A topology at autonomous system (AS) level consists of multiple ISPs with selfish profit utility and variety of complicated bilateral or multilateral relationships. So, it is difficult to let all ISPs converge to a consensus of cooperation. According to intradomain content popularity and profit goal for optimal communication cost (e.g., content delivery distance or latency and cache updating overhead), an ISP should utilize flexible and applicable caching and sharing strategies to build peering relationships with other ISPs. Peering ISPs can make full use of their content caching and sharing flexibility and commit themselves to deliver their intradomain requested content at low cost. For example, in Figure 1, requests for content C in ISP A2 or A3 are much more than the requests in A1. A2 and A3 cache the popular content C to lower cross-ISP delivery cost, while A1 can receive content transit from A2 or A3 to serve its less popular content demand without caching the content. If the peering is based on reciprocity, both A2 and A3 have the right to decide how they will contribute according to A1’s contribution. If A1, A2 and A3 are three sub-ISPs organized as coalition by a larger ISP, the dominant ISP can coordinate the caches and adjust sharing mechanism for coalitional profit maximization. Variety of peering strategies is due to two aspects: (i) the degree of an ISP’s cooperative willingness varying from egoism to altruism, (ii) profit relationships such as profit-individual ISPs or a profit-coalition of ISPs.
Interdependent ISPs A1, A2, and A3 build peering relationships between each other through cache-to-cache content sharing. Request queues for content C within the three ISPs indicate intradomain popularity of content C. Both A2 and A3 cache the content C. A1 does not cache C but can receive it from A2 or A3.

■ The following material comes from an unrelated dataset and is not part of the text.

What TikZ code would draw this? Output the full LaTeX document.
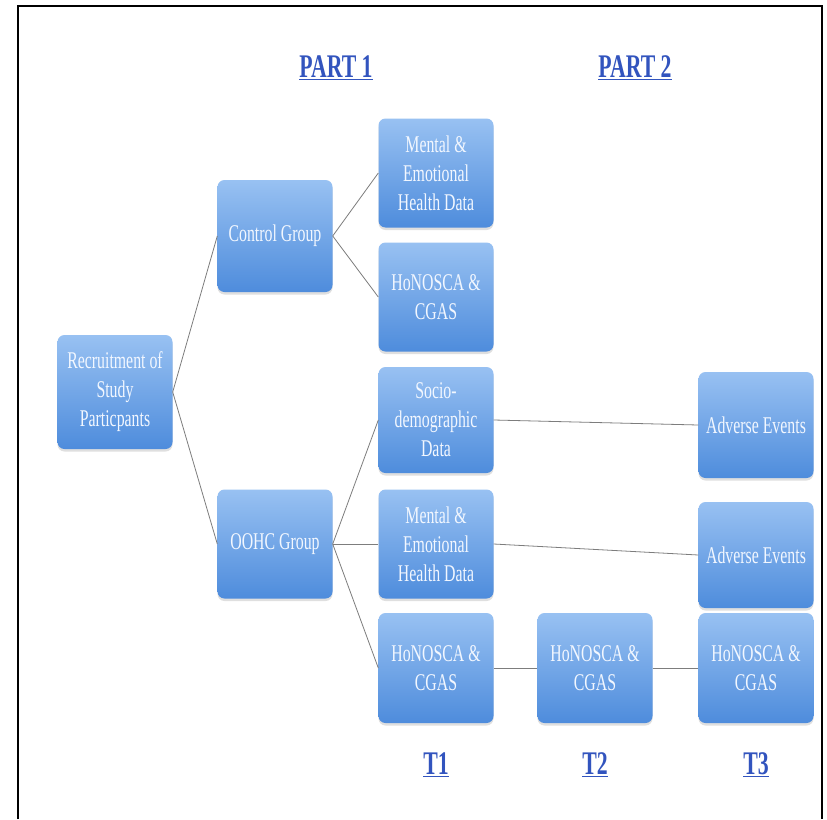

In this paper, we model four peering strategic games with interdependent ISPs as participants, each of which decides its caching strategy (i.e., whether to cache a content item) and sharing strategy (i.e., how many interdomain content requests to respond to) to minimize the communication cost of content delivery. In the egoistic game, each ISP can decide its own caching strategy and respond to all its peering ISP’s content requests. In the tit-for-tat game, an ISP decides its sharing strategy according to its peer’s sharing strategy so as to achieve the reciprocity. In the altruistic game, two peeing ISPs embody a common profit goal in their respective cost function to save cost of content exchange between each other. In the cooperative game, ISPs cooperate as a coalition to gain more profit than noncoalitional ISPs. These four types of interdependent patterns are modeled to describe possible relationships between peering ISPs in content-centric Internet. In subsequent sections, we base our problem analysis and propositions in this paper on the circumstance where ISPs are equipped with the content-centric in-network cache and responsible for content delivery. Some conclusions are also well suited to ISP-operated content delivery networks (CDNs) and Internet economics (e.g., peering or transit) happening between ISPs in the current Internet. We simulate the four games based on an AS-level topology representing the interconnection between some large networks of the Chinaese Internet. Performance evaluation shows that comparatively altruistic games (altruism and cooperation) manifest agreeable properties (low PoA and cost) under high frequency of content requests and that sharing strategy also affects delivery cost in the tit-for-Tat case. This means that ISPs should decide their peering strategies by balancing intradomain content demand and interdomain peering relations for an optimal cost of content delivery.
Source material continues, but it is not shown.